すっかりご無沙汰してしまいごめんなさい!!!
ペルージャでは本当にお世話になりました。
naokoさんの記事を拝見して、ああ、そうだった!と自分が記事を書きながら記憶がどんどんとよみがえってきました。
帰ってきてから風邪をひいたりで、なかなか旅行の記事がかけなかったのですが、ようやくペルージャとスポレートの記事をUPしました。
本当にあちこちをご丁寧に案内していただき、感謝、感謝です。
アイゴも私たちを乗せて忙しかったですね。
イタリア、寒そうです。
かくいう東京も寒いの。
naokoさん、お風邪などお召になられませんように!!!
またお目にかかれる日を楽しみに!
もう風邪は大丈夫ですか? 東京での日常生活に戻られて、お忙しいこととは思いますが、日本・イタリアともひどく寒い日が続くようでもありますし、どうかお体を大切に。わたしも、またお会いできる日を楽しみにしています。
ところで、この映画知りませんでした。面白そう〜。
こういう映画って日本でも上映されたりしてるのでしょうか?映画館に入るのが苦手だったから、イマイチ日本の映画事情に疎いんですけど、映画馬鹿の夫のお陰で(殆どオタクです)、イタリアではいろんなものを見に行き、楽しめるようになりました。とはいえ、仕事が大変だったので(夫の。私は不況のせいで暇…泣)、ここ1年大して鑑賞出来ていませんでしたが、またいろいろ観に行こうと思っています。

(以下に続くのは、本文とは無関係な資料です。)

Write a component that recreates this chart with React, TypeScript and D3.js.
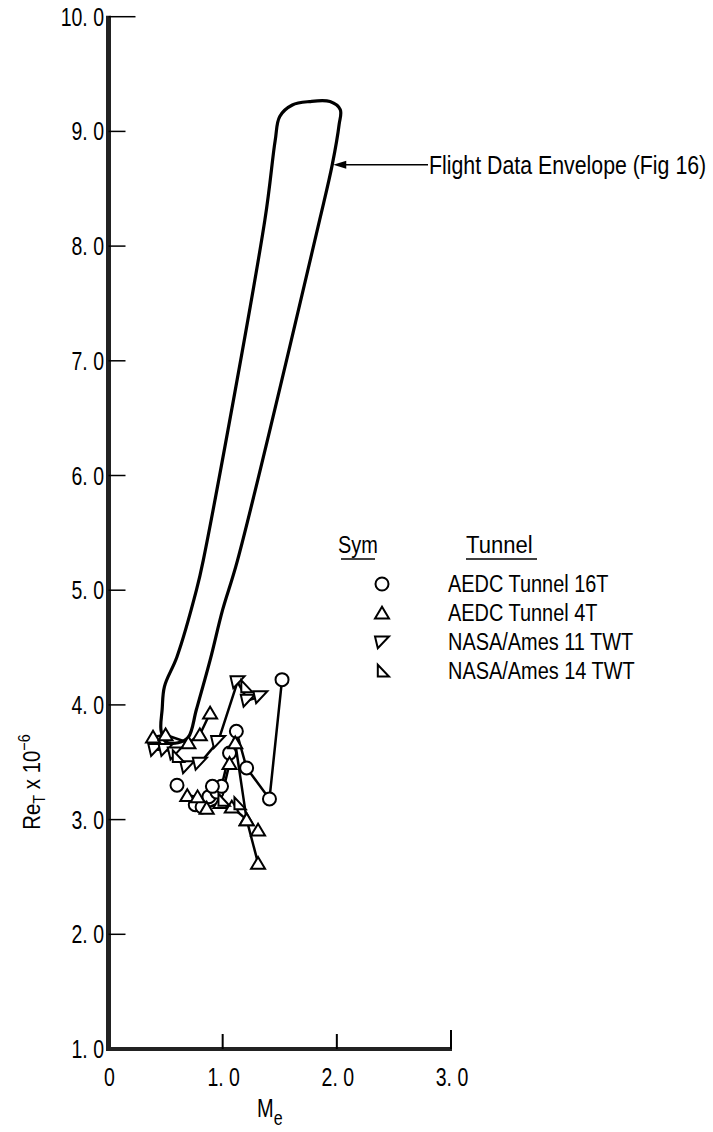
import React from "react";
import * as d3 from "d3";

type P = [number, number];

// Tick values
const yTicks = [1, 2, 3, 4, 5, 6, 7, 8, 9, 10];
const xTicks = [0, 1, 2, 3];
const xTickLabels = ["0", "1. 0", "2. 0", "3. 0"];

// Flight data envelope outline (Me, Re x 10^-6)
const envelope: P[] = [
  [1.5, 9.13], [1.61, 9.23], [1.76, 9.26], [1.94, 9.26], [2.03, 9.19], [2.02, 9.06],
  [1.96, 8.71], [1.85, 8.23], [1.13, 5.26], [1.0, 4.83], [0.89, 4.39], [0.77, 3.96],
  [0.7, 3.72], [0.61, 3.67], [0.5, 3.68], [0.46, 3.78], [0.47, 3.96], [0.49, 4.16],
  [0.6, 4.42], [0.77, 5.0], [0.83, 5.26], [1.37, 8.23], [1.46, 8.92],
];

// Wind tunnel data (chains are connected by lines)
const aedc16T: P[][] = [
  [[0.76, 3.13], [0.82, 3.11], [0.88, 3.2], [0.95, 3.24], [0.99, 3.29], [1.06, 3.58], [1.12, 3.77], [1.21, 3.45], [1.41, 3.18], [1.52, 4.22]],
  [[0.6, 3.3]],
  [[0.91, 3.29]],
];
const aedc4T: P[][] = [
  [[0.39, 3.72], [0.5, 3.74], [0.7, 3.67], [0.8, 3.74], [0.89, 3.93]],
  [[0.69, 3.21], [0.78, 3.2], [0.86, 3.1], [0.98, 3.15], [1.06, 3.49], [1.11, 3.67], [1.21, 3.0], [1.31, 2.62]],
  [[1.08, 3.11], [1.21, 3.0]],
  [[1.31, 2.91]],
];
const ames11: P[][] = [
  [[0.41, 3.61], [0.5, 3.61], [0.58, 3.58], [0.69, 3.46]],
  [[0.8, 3.49], [0.96, 3.68], [1.13, 4.2], [1.22, 4.04], [1.33, 4.07]],
];
const ames14: P[][] = [
  [[1.2, 4.16]],
  [[0.6, 3.55]],
  [[1.0, 3.17]],
  [[1.14, 3.14]],
];

const legendSyms = ["circle", "up", "down11", "tri14"];
const legendLabels = ["AEDC Tunnel 16T", "AEDC Tunnel 4T", "NASA/Ames 11 TWT", "NASA/Ames 14 TWT"];

const FONT = "'Liberation Sans', Arial, sans-serif";

function Txt({
  x, y, size, sx = 0.82, anchor = "start", children,
}: { x: number; y: number; size: number; sx?: number; anchor?: string; children: React.ReactNode }) {
  return (
    <text transform={`translate(${x},${y}) scale(${sx},1)`} fontSize={size} textAnchor={anchor as any}>
      {children}
    </text>
  );
}

function Marker({ kind, x, y }: { kind: string; x: number; y: number }) {
  const s = 7;
  const common = { fill: "white", stroke: "black", strokeWidth: 2 };
  if (kind === "circle") return <circle cx={x} cy={y} r={6.5} {...common} />;
  let pts: P[] = [];
  if (kind === "up") pts = [[x - s, y + s * 0.8], [x + s, y + s * 0.8], [x, y - s * 0.9]];
  if (kind === "down11") pts = [[x - s, y - s * 0.8], [x + s, y - s * 0.8], [x - s * 0.6, y + s * 0.9]];
  if (kind === "tri14") pts = [[x - s * 0.6, y - s * 0.9], [x - s * 0.6, y + s * 0.8], [x + s, y + s * 0.8]];
  return <polygon points={pts.map((p) => p.join(",")).join(" ")} {...common} strokeLinejoin="miter" />;
}

export default function App() {
  const W = 713, H = 1132;
  const x = d3.scaleLinear().domain([0, 3]).range([108.5, 451]);
  const y = d3.scaleLinear().domain([1, 10]).range([1049, 16.7]);
  const line = d3.line<P>().x((d) => x(d[0])).y((d) => y(d[1]));
  const envPath = d3
    .line<P>()
    .x((d) => x(d[0]))
    .y((d) => y(d[1]))
    .curve(d3.curveCatmullRomClosed.alpha(0.5))(envelope);

  const series: { kind: string; data: P[][] }[] = [
    { kind: "circle", data: aedc16T },
    { kind: "up", data: aedc4T },
    { kind: "down11", data: ames11 },
    { kind: "tri14", data: ames14 },
  ];

  const arrowY = y(8.71);
  const legendX = 382;
  const legendTextX = 448;
  const legendY0 = 584;
  const legendDy = 29;

  return (
    <svg width={W} height={H} style={{ position: "absolute", left: 0, top: 0, background: "white" }} fontFamily={FONT}>
      <rect width={W} height={H} fill="white" />
      {/* envelope */}
      <path d={envPath ?? ""} fill="none" stroke="black" strokeWidth={3.2} />
      {/* annotation arrow */}
      <line x1={x(1.96) + 12} y1={arrowY} x2={428} y2={arrowY} stroke="black" strokeWidth={1.5} />
      <polygon
        points={`${x(1.96) + 1},${arrowY} ${x(1.96) + 14},${arrowY - 4} ${x(1.96) + 14},${arrowY + 4}`}
        fill="black"
      />
      <Txt x={429} y={arrowY + 9} size={26} sx={0.82}>Flight Data Envelope (Fig 16)</Txt>

      {/* data lines */}
      {series.map((s, i) =>
        s.data.filter((c) => c.length > 1).map((c, j) => (
          <path key={`l${i}-${j}`} d={line(c) ?? ""} fill="none" stroke="black" strokeWidth={2.5} />
        ))
      )}
      {/* markers */}
      {series.map((s, i) =>
        s.data.flat().map((p, j) => <Marker key={`m${i}-${j}`} kind={s.kind} x={x(p[0])} y={y(p[1])} />)
      )}

      {/* axes */}
      <line x1={x(0)} y1={y(10) - 1} x2={x(0)} y2={y(1) + 2} stroke="#222" strokeWidth={5} />
      <line x1={x(0) - 2} y1={y(1)} x2={x(3) + 1} y2={y(1)} stroke="#222" strokeWidth={4} />
      <line x1={x(0)} y1={y(10)} x2={x(0) + 27} y2={y(10)} stroke="black" strokeWidth={1.5} />
      {yTicks.filter((v) => v > 1 && v < 10).map((v) => (
        <line key={`yt${v}`} x1={x(0)} y1={y(v)} x2={x(0) + 17} y2={y(v)} stroke="black" strokeWidth={1.5} />
      ))}
      {xTicks.filter((v) => v > 0).map((v) => (
        <line key={`xt${v}`} x1={x(v)} y1={y(1)} x2={x(v)} y2={y(1) - (v === 3 ? 19 : 15)} stroke="black" strokeWidth={2} />
      ))}
      {yTicks.map((v) => (
        <Txt key={`yl${v}`} x={104} y={y(v) + 9} size={25} sx={0.78} anchor="end">{`${v}. 0`}</Txt>
      ))}
      {xTicks.map((v, i) => (
        <Txt key={`xl${v}`} x={x(v) + 1} y={1086} size={25} sx={0.78} anchor="middle">{xTickLabels[i]}</Txt>
      ))}
      <Txt x={257} y={1117} size={25} sx={0.8}>
        M<tspan fontSize={20} dy={8}>e</tspan>
      </Txt>
      <text transform={`translate(40, 782) rotate(-90) scale(0.85,1)`} fontSize={24} textAnchor="middle">
        Re<tspan fontSize={17} dy={5}>T</tspan>
        <tspan dy={-5}> x 10</tspan>
        <tspan fontSize={17} dy={-10}>−6</tspan>
      </text>

      {/* legend */}
      <Txt x={358} y={553} size={24} sx={0.83} anchor="middle">Sym</Txt>
      <line x1={341} y1={559} x2={375} y2={559} stroke="black" strokeWidth={1.5} />
      <Txt x={466} y={553} size={24} sx={0.92}>Tunnel</Txt>
      <line x1={466} y1={559} x2={537} y2={559} stroke="black" strokeWidth={1.5} />
      {legendLabels.map((lab, i) => (
        <g key={lab}>
          <Marker kind={legendSyms[i]} x={legendX} y={legendY0 + i * legendDy} />
          <Txt x={legendTextX} y={legendY0 + i * legendDy + 8} size={24} sx={0.83}>{lab}</Txt>
        </g>
      ))}
    </svg>
  );
}
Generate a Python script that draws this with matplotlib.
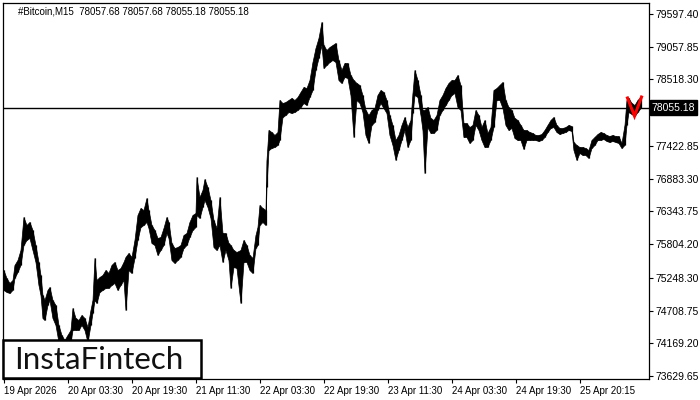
import matplotlib
matplotlib.use("Agg")
import matplotlib.pyplot as plt
from matplotlib.patches import Rectangle

# ---- data ----
bars = [0, 3, 6, 9, 11, 14, 17, 20, 23, 26,
        29, 32, 35, 37, 39, 41, 44, 46, 49, 52,
        55, 58, 61, 64, 67, 69, 72, 75, 78, 81,
        84, 87, 89, 91, 93, 96, 99, 102, 105, 108,
        111, 114, 117, 120, 122, 125, 128, 131, 134, 137,
        140, 143, 145, 148, 151, 154, 157, 160, 163, 165,
        168, 171, 174, 177, 180, 183, 186, 189, 192, 193,
        196, 199, 201, 204, 207, 210, 213, 216, 219, 222,
        225, 227, 230, 233, 237, 240, 243, 246, 249, 252,
        254, 256, 259, 262, 263, 265, 268, 271, 274, 276,
        279, 282, 285, 288, 291, 294, 297, 300, 303, 306,
        309, 312, 315, 318, 320, 323, 326, 329, 332, 335,
        338, 341, 344, 347, 350, 353, 356, 359, 362, 365,
        368, 371, 374, 377, 380, 383, 386, 389, 392, 395,
        398, 401, 404, 407, 409, 411, 414, 417, 419, 421,
        424, 427, 430, 433, 436, 439, 442, 445, 448, 451,
        454, 457, 460, 463, 466, 469, 472, 475, 478, 481,
        484, 487, 490, 493, 496, 499, 502, 505, 508, 511,
        514, 517, 520, 523, 526, 529, 532, 535, 538, 541,
        544, 547, 550, 553, 556, 559, 562, 565, 568, 570,
        573, 576, 579, 582, 585, 588, 591, 594, 597, 600,
        603, 606, 609, 612, 615, 618, 621, 623, 625, 628,
        631, 634, 637]

high = [75377, 75245, 75163, 75212, 75460, 75542, 75707, 76251, 76119, 76169,
        76037, 75789, 75509, 75295, 74965, 74883, 75048, 75097, 74883, 74800,
        74471, 74306, 74223, 74306, 74388, 74751, 74586, 74553, 74635, 74586,
        74438, 74718, 74883, 75575, 75212, 75262, 75295, 75377, 75328, 75460,
        75509, 75377, 75410, 75509, 75592, 75658, 75592, 75872, 76284, 76399,
        76366, 76564, 76366, 76119, 76037, 75905, 75921, 76070, 76251, 76169,
        75822, 75740, 75756, 75789, 75954, 75987, 76169, 76284, 76317, 76910,
        76581, 76696, 76877, 76746, 76531, 76202, 76070, 76581, 75987, 75987,
        75822, 75789, 75707, 75674, 75707, 75872, 75789, 75625, 75575, 75954,
        76086, 76449, 76399, 76366, 77191, 77685, 77652, 77603, 77652, 78180,
        78130, 78147, 78180, 78213, 78180, 78229, 78312, 78394, 78377, 78509,
        78806, 79037, 79202, 79466, 79086, 79004, 79053, 79086, 79119, 78839,
        78674, 78790, 78790, 78592, 78509, 78460, 78427, 78262, 78015, 77932,
        78015, 78048, 78262, 78344, 78312, 78180, 77932, 77768, 77520, 77603,
        77768, 77899, 77734, 77850, 78295, 78674, 78509, 78262, 78015, 78015,
        78064, 77883, 77850, 77932, 78180, 78262, 78377, 78460, 78509, 78509,
        78592, 78427, 77800, 77800, 77734, 77768, 78015, 77932, 77734, 77850,
        77636, 77734, 78344, 78377, 78427, 78476, 78180, 78064, 78015, 77883,
        77850, 77768, 77685, 77685, 77652, 77636, 77603, 77603, 77619, 77685,
        77768, 77850, 77899, 77768, 77718, 77718, 77734, 77768, 77751, 77487,
        77438, 77405, 77405, 77388, 77355, 77520, 77570, 77619, 77652, 77636,
        77603, 77586, 77603, 77586, 77586, 77471, 77768, 78180, 78213, 78130,
        78097, 78180, 78229]

low = [75048, 75015, 74998, 75048, 75245, 75344, 75460, 75789, 75872, 75905,
       75707, 75509, 75130, 74965, 74586, 74553, 74800, 74883, 74586, 74471,
       74190, 74058, 73976, 74058, 74190, 74388, 74388, 74388, 74471, 74388,
       74190, 74471, 74668, 74883, 74833, 75015, 75048, 75081, 75081, 75130,
       75163, 75048, 75130, 75212, 74718, 75377, 75328, 75575, 75872, 76086,
       76119, 76169, 76070, 75822, 75789, 75625, 75707, 75789, 75987, 75905,
       75542, 75493, 75542, 75592, 75740, 75789, 75921, 76037, 76086, 76284,
       76235, 76416, 76531, 76416, 76235, 75756, 75707, 75789, 75509, 75707,
       75542, 75081, 75427, 75410, 74833, 75509, 75509, 75377, 75328, 75740,
       75789, 76119, 76169, 76119, 76746, 77355, 77388, 77405, 77438, 77520,
       77899, 77932, 77982, 77965, 77982, 78015, 78064, 78130, 78097, 78229,
       78344, 78674, 78872, 79086, 78707, 78757, 78806, 78839, 78806, 78509,
       78460, 78559, 78542, 78262, 77570, 78180, 78130, 77982, 77603, 77471,
       77768, 77817, 78015, 78130, 78048, 77965, 77603, 77438, 77191, 77355,
       77520, 77685, 77405, 77520, 77965, 78262, 78229, 77932, 77685, 76976,
       77734, 77636, 77636, 77685, 77932, 78015, 78097, 78180, 78262, 78295,
       78064, 78015, 77570, 77570, 77471, 77520, 77768, 77685, 77520, 77405,
       77405, 77520, 77734, 78180, 78180, 78048, 77768, 77685, 77718, 77553,
       77520, 77520, 77372, 77520, 77520, 77520, 77520, 77504, 77520, 77570,
       77652, 77718, 77734, 77652, 77619, 77636, 77652, 77685, 77669, 77355,
       77191, 77306, 77273, 77273, 77224, 77388, 77438, 77520, 77520, 77537,
       77504, 77487, 77504, 77487, 77471, 77388, 77438, 77768, 77982, 77949,
       77916, 77982, 78048]

pattern_bars = [624, 631, 638]
pattern_prices = [78213, 77916, 78229]

last_price = 78055.18
header = "#Bitcoin,M15  78057.68 78057.68 78055.18 78055.18"

ytick_values = [79597.40, 79057.85, 78518.30, 77978.75, 77422.85, 76883.30,
                76343.75, 75804.20, 75248.30, 74708.75, 74169.20, 73629.65]
xtick_bars = [0, 64, 128, 192, 256, 320, 384, 448, 512, 576]
xtick_labels = ["19 Apr 2026", "20 Apr 03:30", "20 Apr 19:30", "21 Apr 11:30",
                "22 Apr 03:30", "22 Apr 19:30", "23 Apr 11:30", "24 Apr 03:30",
                "24 Apr 19:30", "25 Apr 20:15"]

# ---- figure ----
FONT = "Liberation Sans"
W, H = 700, 400
fig = plt.figure(figsize=(7, 4), dpi=100)
L, R, T, B = 3, 649, 3, 379
ax = fig.add_axes([L / W, 1 - B / H, (R - L) / W, (B - T) / H])

ax.fill_between(bars, low, high, color="black", linewidth=0.5, zorder=2)
ax.vlines(bars, low, high, color="black", linewidth=0.9, zorder=2)
ax.plot(pattern_bars, pattern_prices, color="#ff0000", linewidth=2.2,
        solid_joinstyle="miter", zorder=4)

ax.axhline(last_price, color="black", linewidth=1.0, zorder=3)

ax.set_xlim(-0.5, 645.5)
ax.set_ylim(73580.4, 79778.7)

ax.yaxis.tick_right()
ax.set_yticks(ytick_values)
ax.set_yticklabels([f"{v:.2f}" for v in ytick_values], family=FONT)
ax.tick_params(axis="y", direction="out", length=3, width=0.8, pad=1.5,
               labelsize=7.5, colors="black")
ax.set_xticks(xtick_bars)
ax.set_xticklabels(xtick_labels, ha="left", family=FONT)
ax.tick_params(axis="x", direction="out", length=3, width=0.8, pad=2,
               labelsize=7, colors="black")

for s in ax.spines.values():
    s.set_linewidth(0.9)
    s.set_color("black")

# last price label box
ax.text(1.0045, last_price, f"{last_price:.2f}", transform=ax.get_yaxis_transform(),
        ha="left", va="center", fontsize=7.5, family=FONT, color="white", zorder=10,
        bbox=dict(boxstyle="square,pad=0.2", facecolor="black", edgecolor="black"),
        clip_on=False)

# header
ax.text(15 / 646, 1 - 8 / 376, header, transform=ax.transAxes, ha="left",
        va="center", fontsize=7, family=FONT, color="black")

# logo box
ax.add_patch(Rectangle((0.0, 0.003), 198 / 646, 38 / 376, transform=ax.transAxes,
                       facecolor="white", edgecolor="black", linewidth=1.8,
                       zorder=20, clip_on=False))
ax.text(96 / 646, 19 / 376, "InstaFintech", transform=ax.transAxes,
        ha="center", va="center", fontsize=22.5, family="Lato", color="#111111",
        zorder=21)

fig.savefig("out.png", dpi=100)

イタリアでは日本に比べて映画料金が安く、余暇の時間が多いためもあるのでしょうが、日本人のわたしたちの感覚からすると、びっくりするくらい、しばしば映画館に行くという人が多いですよね。うちの夫もその一人で、あまり回数が多いので(月に2度でいいとわたしは思うのですが、譲歩して週に1回はつきあっています)、スリラーや血の飛びすぎるアクションは、友人と行ってもらっています。ただ、おかげで時々本当にいい映画を見られるのでうれしいです。この映画、本当によかったですよ。機会があれば、ぜひご覧ください。